In an election season defined by roiling anger toward Washington elites and economic policies that have contributing to a widening income gap, Kasich’s rousing victory in Ohio, and gee-whiz positivity, may be just a blip amid the wider revolt driving Donald Trump and, to a lesser extend, Bernie Sanders. Clinton has managed, with some success, to absorb that populist rage, running to the left by condemning Wall Street greed and turning against trade deals she previously supported. The Republican establishment, however, which long held together its unwieldy coalition of economic elites and working class whites by merging a pro-business platform with social conservatism, may not survive in its current form.
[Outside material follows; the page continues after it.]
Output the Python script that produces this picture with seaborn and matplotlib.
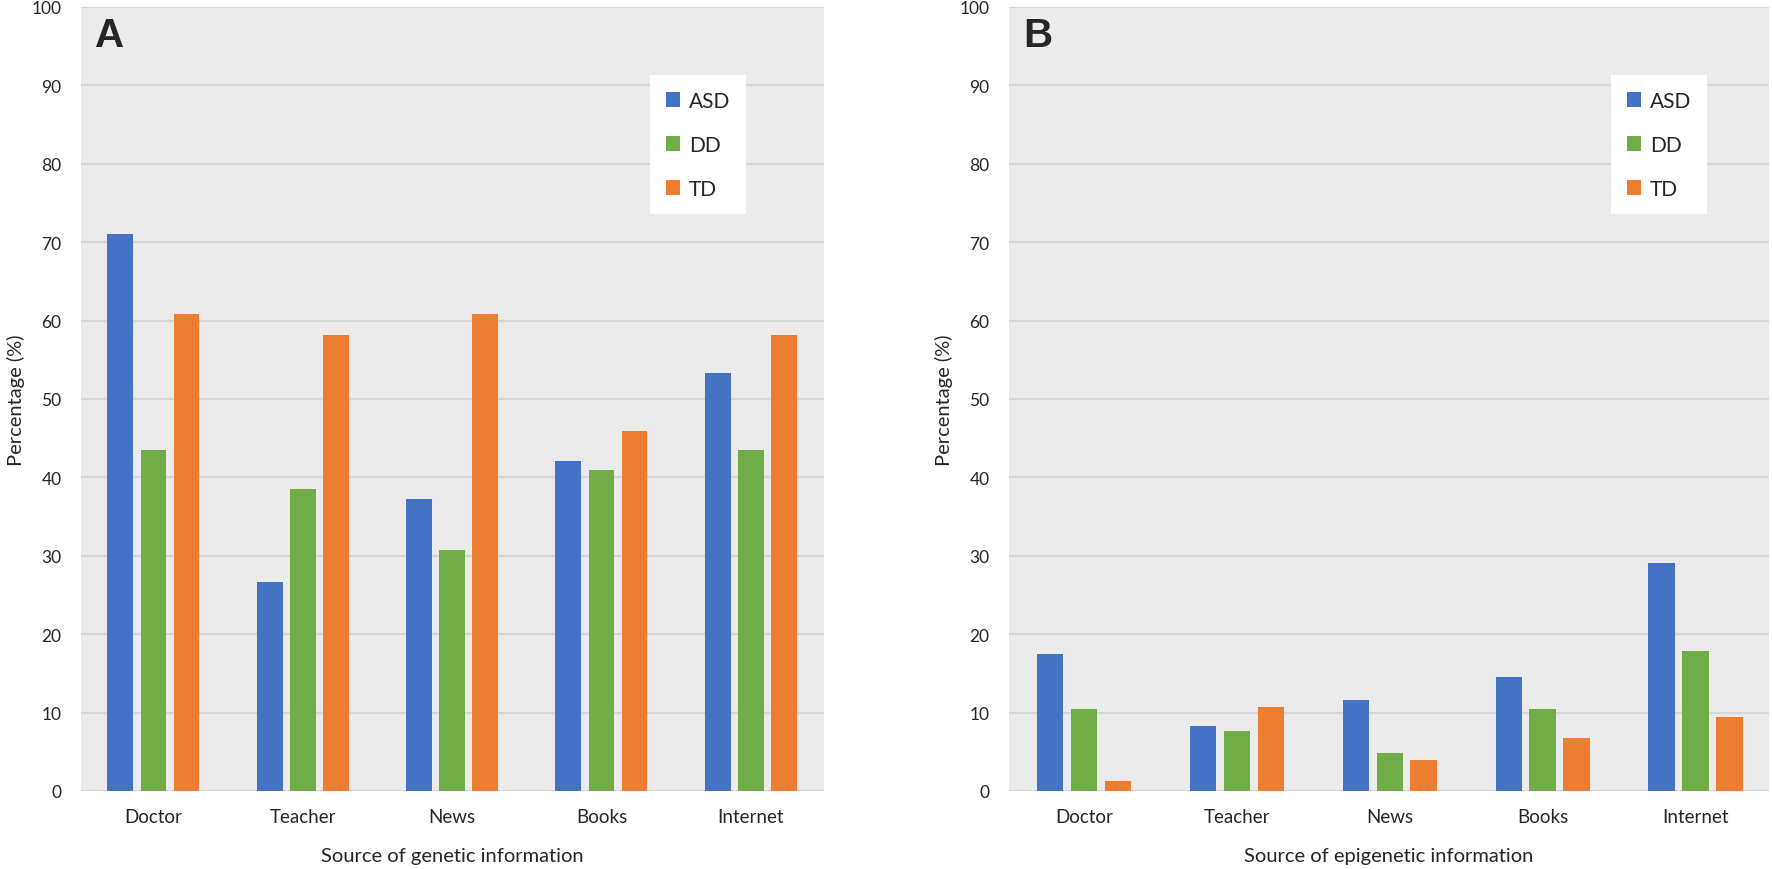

The astounding popularity of Trump, a nationalist with little ideology beyond his belief that he is the sole candidate capable of restoring American greatness, has exposed the lie at the heart of the party: the majority of the conservative base doesn’t care about small business principles. They just want someone who will keep immigrants out and tell it like it is. After all, the limited-government ideology preached by the G.O.P. may have made their lives worse. Whether or not Trump can secure the delegates he needs to lock up the Republican nomination—a feat that will require winning some 60 percent of all remaining delegates from here on out—the damage to the G.O.P. will have been done.